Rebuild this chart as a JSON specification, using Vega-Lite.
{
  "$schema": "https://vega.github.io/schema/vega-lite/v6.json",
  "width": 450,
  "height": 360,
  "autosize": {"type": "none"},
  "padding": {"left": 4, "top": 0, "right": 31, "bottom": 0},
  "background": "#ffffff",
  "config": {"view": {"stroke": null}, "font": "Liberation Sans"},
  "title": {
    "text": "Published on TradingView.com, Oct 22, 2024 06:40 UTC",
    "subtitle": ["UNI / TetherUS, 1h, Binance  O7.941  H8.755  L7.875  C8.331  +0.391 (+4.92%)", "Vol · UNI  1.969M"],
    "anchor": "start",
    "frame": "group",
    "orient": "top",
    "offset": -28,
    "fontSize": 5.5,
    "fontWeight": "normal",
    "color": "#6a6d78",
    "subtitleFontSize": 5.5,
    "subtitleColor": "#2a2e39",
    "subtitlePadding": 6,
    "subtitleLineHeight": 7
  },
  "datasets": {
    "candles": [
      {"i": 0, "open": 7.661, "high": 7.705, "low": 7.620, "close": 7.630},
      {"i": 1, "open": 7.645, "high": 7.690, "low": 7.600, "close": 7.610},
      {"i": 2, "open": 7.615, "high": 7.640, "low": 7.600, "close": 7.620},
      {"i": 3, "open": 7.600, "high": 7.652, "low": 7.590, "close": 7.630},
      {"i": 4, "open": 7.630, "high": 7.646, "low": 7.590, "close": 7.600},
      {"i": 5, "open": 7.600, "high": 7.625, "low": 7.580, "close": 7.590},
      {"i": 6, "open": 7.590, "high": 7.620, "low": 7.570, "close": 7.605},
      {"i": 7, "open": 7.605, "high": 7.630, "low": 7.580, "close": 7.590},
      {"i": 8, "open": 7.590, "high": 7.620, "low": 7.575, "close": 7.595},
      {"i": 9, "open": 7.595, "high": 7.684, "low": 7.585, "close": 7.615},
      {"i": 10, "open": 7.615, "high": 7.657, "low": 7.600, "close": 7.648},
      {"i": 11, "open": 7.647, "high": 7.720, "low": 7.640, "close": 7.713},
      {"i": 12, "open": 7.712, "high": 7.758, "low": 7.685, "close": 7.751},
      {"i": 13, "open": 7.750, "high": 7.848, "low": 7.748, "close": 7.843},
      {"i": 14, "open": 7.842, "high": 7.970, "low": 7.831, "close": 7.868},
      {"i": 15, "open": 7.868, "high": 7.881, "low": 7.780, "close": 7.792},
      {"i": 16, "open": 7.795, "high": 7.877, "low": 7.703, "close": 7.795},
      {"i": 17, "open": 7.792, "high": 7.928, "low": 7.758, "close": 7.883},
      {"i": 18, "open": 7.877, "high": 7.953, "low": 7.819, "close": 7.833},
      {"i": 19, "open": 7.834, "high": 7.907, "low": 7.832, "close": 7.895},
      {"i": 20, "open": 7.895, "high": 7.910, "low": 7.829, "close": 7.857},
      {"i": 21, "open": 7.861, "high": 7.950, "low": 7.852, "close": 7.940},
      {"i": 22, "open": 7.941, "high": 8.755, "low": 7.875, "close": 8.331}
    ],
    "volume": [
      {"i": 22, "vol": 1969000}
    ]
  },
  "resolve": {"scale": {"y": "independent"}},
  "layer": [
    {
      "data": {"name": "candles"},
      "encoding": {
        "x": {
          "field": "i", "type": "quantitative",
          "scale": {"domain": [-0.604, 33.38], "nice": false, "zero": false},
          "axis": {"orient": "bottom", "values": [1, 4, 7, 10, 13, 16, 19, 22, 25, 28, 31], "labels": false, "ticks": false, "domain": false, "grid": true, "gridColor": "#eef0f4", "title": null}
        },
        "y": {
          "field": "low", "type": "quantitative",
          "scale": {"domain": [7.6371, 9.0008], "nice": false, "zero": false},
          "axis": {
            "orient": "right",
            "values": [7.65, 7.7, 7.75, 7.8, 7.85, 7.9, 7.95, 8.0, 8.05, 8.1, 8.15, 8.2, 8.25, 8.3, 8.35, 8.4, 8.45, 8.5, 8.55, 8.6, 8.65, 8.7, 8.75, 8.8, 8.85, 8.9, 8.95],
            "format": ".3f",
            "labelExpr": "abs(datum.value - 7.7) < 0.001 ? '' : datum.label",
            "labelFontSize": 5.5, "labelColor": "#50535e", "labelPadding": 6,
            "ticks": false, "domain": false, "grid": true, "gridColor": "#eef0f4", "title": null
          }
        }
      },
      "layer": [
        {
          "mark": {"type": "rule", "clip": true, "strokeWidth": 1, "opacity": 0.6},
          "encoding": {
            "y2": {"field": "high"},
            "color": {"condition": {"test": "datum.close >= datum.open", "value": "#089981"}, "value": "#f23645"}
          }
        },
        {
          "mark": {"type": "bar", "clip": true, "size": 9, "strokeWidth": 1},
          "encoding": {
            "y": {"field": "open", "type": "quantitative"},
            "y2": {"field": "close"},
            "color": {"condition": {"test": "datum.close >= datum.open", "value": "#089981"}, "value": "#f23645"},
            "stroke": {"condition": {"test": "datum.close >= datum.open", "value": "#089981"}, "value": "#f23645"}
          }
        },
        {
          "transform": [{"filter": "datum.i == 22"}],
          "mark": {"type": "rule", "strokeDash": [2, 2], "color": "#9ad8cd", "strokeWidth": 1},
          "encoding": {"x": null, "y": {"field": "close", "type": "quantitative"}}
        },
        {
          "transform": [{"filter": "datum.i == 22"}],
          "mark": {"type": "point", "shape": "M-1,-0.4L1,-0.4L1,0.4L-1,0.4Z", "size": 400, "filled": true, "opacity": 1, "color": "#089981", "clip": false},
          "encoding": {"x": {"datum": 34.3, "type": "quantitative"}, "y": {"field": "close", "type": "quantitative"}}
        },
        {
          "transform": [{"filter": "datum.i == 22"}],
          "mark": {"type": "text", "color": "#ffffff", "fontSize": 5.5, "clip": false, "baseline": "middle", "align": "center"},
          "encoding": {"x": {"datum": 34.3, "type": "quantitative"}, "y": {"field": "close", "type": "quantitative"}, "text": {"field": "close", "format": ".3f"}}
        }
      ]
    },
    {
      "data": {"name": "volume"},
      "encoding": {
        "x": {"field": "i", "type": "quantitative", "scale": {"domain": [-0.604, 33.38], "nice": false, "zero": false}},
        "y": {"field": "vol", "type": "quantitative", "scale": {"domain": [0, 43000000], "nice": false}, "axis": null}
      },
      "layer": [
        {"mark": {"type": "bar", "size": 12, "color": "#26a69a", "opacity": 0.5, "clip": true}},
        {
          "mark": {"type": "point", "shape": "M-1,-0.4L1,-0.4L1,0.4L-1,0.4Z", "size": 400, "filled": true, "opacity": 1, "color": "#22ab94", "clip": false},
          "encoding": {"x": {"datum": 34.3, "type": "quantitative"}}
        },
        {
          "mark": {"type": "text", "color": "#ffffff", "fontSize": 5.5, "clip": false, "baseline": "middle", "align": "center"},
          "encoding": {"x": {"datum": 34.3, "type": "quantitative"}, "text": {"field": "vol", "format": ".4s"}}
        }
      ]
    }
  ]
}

...

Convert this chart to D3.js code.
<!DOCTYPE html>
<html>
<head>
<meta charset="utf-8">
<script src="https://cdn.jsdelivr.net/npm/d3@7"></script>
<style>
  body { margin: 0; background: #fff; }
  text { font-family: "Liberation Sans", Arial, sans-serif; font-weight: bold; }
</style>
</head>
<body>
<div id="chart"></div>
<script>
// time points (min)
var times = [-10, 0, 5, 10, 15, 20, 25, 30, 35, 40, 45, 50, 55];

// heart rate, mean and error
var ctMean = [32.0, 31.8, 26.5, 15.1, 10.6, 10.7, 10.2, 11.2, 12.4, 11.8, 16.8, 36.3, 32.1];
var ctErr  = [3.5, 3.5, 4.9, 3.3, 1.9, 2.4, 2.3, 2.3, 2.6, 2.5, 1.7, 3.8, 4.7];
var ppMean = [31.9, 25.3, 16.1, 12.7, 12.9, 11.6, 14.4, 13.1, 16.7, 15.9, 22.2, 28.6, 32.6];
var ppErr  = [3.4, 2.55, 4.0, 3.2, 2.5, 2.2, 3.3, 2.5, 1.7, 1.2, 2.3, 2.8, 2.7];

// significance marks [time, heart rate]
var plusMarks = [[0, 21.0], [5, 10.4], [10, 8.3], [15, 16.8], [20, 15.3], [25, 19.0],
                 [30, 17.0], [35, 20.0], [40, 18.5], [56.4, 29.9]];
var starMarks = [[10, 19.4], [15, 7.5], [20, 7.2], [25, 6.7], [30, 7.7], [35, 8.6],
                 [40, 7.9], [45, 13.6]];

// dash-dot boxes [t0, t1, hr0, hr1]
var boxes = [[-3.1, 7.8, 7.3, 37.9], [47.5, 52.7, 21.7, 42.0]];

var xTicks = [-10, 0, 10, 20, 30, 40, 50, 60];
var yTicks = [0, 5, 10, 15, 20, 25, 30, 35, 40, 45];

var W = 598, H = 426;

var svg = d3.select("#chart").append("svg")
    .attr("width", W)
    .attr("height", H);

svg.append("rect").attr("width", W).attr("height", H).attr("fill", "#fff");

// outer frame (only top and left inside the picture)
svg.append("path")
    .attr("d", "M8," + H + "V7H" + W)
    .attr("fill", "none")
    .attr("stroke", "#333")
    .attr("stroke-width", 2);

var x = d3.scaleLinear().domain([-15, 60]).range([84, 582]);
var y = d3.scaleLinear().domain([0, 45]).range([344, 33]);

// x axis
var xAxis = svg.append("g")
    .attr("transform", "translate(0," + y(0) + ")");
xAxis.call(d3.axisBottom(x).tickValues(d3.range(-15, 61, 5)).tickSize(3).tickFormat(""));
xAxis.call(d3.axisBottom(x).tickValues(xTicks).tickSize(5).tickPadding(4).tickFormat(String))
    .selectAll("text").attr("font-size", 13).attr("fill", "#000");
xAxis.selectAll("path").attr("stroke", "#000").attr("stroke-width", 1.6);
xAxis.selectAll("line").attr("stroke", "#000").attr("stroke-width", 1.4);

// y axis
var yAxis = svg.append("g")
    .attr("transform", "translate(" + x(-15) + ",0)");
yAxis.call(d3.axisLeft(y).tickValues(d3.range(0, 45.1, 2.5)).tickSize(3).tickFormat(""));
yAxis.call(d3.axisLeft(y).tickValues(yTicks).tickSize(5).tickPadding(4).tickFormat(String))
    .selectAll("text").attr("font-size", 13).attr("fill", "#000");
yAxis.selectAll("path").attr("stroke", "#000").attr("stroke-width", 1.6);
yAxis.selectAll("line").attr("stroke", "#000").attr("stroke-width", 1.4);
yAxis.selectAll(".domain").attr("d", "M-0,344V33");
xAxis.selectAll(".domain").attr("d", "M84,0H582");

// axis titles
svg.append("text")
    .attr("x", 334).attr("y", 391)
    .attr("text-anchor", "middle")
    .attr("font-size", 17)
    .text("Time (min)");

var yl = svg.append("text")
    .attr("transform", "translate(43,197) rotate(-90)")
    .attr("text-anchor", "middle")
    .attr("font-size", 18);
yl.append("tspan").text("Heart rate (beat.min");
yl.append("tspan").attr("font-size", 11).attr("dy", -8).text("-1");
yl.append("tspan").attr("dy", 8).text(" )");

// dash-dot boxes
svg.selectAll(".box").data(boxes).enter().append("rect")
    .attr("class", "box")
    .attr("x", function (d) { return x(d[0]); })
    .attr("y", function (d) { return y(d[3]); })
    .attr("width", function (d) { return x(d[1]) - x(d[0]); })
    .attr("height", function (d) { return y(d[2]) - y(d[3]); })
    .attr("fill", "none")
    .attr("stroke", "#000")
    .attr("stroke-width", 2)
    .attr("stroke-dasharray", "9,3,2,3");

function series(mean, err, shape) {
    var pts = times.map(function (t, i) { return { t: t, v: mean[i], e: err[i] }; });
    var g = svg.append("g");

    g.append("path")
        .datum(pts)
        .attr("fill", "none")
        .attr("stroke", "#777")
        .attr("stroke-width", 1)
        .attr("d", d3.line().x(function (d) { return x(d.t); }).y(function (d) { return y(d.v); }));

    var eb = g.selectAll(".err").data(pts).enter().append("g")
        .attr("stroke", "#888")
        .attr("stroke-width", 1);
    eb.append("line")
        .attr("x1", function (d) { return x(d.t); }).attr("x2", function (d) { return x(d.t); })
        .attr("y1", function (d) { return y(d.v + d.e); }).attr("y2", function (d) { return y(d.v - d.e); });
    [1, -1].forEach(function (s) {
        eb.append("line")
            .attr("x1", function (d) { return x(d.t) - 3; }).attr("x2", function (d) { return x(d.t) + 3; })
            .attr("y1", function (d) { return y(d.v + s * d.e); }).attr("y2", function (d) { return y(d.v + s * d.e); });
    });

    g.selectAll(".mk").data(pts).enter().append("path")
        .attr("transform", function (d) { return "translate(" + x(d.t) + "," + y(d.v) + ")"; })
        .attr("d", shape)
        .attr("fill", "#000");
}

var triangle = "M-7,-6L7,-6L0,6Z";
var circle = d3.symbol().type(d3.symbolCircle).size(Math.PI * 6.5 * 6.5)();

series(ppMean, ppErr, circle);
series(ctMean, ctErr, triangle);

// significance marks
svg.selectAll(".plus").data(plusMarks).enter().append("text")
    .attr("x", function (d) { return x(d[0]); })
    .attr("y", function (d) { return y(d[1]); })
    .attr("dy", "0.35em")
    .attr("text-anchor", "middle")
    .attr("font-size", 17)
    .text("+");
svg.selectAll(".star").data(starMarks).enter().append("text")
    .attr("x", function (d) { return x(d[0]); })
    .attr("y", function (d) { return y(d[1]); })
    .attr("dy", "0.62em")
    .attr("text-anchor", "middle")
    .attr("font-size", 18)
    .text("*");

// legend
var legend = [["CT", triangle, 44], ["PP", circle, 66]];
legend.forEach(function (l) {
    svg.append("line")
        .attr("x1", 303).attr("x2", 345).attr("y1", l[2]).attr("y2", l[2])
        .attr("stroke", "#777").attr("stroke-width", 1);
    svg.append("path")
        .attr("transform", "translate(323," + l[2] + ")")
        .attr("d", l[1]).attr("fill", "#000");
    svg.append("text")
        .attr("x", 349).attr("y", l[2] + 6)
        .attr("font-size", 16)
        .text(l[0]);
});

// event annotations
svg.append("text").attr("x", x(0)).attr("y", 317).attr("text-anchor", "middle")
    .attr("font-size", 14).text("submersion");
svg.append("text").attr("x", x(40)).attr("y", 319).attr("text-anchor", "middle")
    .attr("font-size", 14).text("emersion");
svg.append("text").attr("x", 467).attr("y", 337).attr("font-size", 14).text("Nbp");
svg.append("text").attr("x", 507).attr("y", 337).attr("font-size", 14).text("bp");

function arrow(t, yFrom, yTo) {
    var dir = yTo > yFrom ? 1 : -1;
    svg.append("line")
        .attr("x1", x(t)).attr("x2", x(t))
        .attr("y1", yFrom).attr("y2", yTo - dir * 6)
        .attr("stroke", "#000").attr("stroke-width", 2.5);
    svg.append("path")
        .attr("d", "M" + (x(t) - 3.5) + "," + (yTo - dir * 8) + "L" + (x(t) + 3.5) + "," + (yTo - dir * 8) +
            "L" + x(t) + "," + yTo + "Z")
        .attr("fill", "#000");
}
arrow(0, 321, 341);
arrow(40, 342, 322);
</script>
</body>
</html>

* * *

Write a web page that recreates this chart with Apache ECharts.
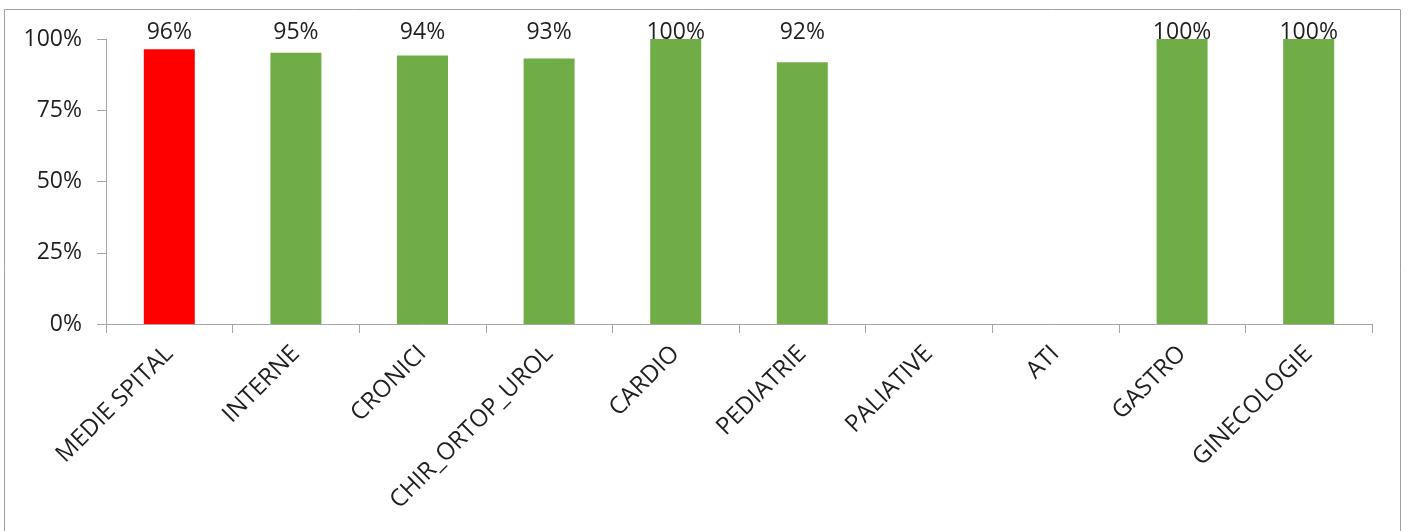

* **EXERCISE AIM**: From the entries above, extract only the lines running from the one containing "Convert this chart to D3.js code." through the one containing "2.3, 2.8, 2.7];", inclusive.

* **EXERCISE RESPONSE**:
Convert this chart to D3.js code.
<!DOCTYPE html>
<html>
<head>
<meta charset="utf-8">
<script src="https://cdn.jsdelivr.net/npm/d3@7"></script>
<style>
  body { margin: 0; background: #fff; }
  text { font-family: "Liberation Sans", Arial, sans-serif; font-weight: bold; }
</style>
</head>
<body>
<div id="chart"></div>
<script>
// time points (min)
var times = [-10, 0, 5, 10, 15, 20, 25, 30, 35, 40, 45, 50, 55];

// heart rate, mean and error
var ctMean = [32.0, 31.8, 26.5, 15.1, 10.6, 10.7, 10.2, 11.2, 12.4, 11.8, 16.8, 36.3, 32.1];
var ctErr  = [3.5, 3.5, 4.9, 3.3, 1.9, 2.4, 2.3, 2.3, 2.6, 2.5, 1.7, 3.8, 4.7];
var ppMean = [31.9, 25.3, 16.1, 12.7, 12.9, 11.6, 14.4, 13.1, 16.7, 15.9, 22.2, 28.6, 32.6];
var ppErr  = [3.4, 2.55, 4.0, 3.2, 2.5, 2.2, 3.3, 2.5, 1.7, 1.2, 2.3, 2.8, 2.7];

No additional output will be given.